The finally_do task is non-fruitful so the result of the pipeline is the result of the previous task (or exception):
@tasks.bind(with_state=True)
def cleanup(state, *args):
# do cleanup
pipeline = multiply.send(3, 2).finally_do(cleanup)
Setting Initial Parameters
Consider a pipeline that multiplies in parallel the numbers 1 to 10000 by 2.
pipeline = in_parallel([
multiply.send(2, 1),
multiply.send(2, 2),
...
multiply.send(2, 10000)
], num_stages=10)
When serialised to protobuf the first parameter to each function is repeated in each serialised task. To reduce message size this parameter can be set on the pipeline using the ‘with_initial’ function on the PipelineBuilder:
pipeline = in_parallel([
multiply.send(1),
multiply.send(2),
...
multiply.send(10000)
], num_stages=10).with_initial(args=2)
Initial kwargs and task state may also be set this way.
Orchestrator Tasks
Tasks may also return pipelines allowing for dynamic workflows with features such as:
Composition
@tasks.bind()
def multiply_and_subtract(mult_a, mult_b, sub_c):
return multiply.send(mult_a, mult_b).continue_with(subtract, sub_c)
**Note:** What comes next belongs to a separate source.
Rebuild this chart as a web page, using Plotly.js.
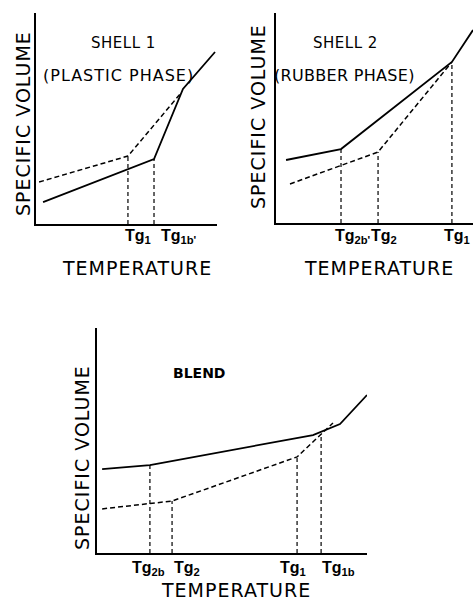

pipeline = multiply_and_subtract.send(3, 2, 1).continue_with(...)
Conditional Execution
@tasks.bind()
def add_positive(x, y):
return add.send(x, y).continue_with(make_positive)
@tasks.bind()
def make_positive(x):
if x > 0:
return x # either return value
else:
return multiply.send(x, -1) # or another pipeline
pipeline = add_positive.send(-3, 2)
Recursion
@tasks.bind()
def count_to_100(x):
return add.send(x, 1).continue_with(check_result)
@tasks.bind()
def check_result(x):
if x == 100:
return x
else:
return count_to_100.send(x) # recursive
pipeline = count_to_100.send(0)
Inline Pipelines
State is isolated by default between a parent pipeline and any child pipelines that it creates. This is done on the assumption that a pipeline that calls a task that itself creates a pipeline would rather treat that child pipeline as a so called black box implementation and hence the states should be kept independent.
This behaviour can be overriden by declaring the child pipeline as ‘inline’.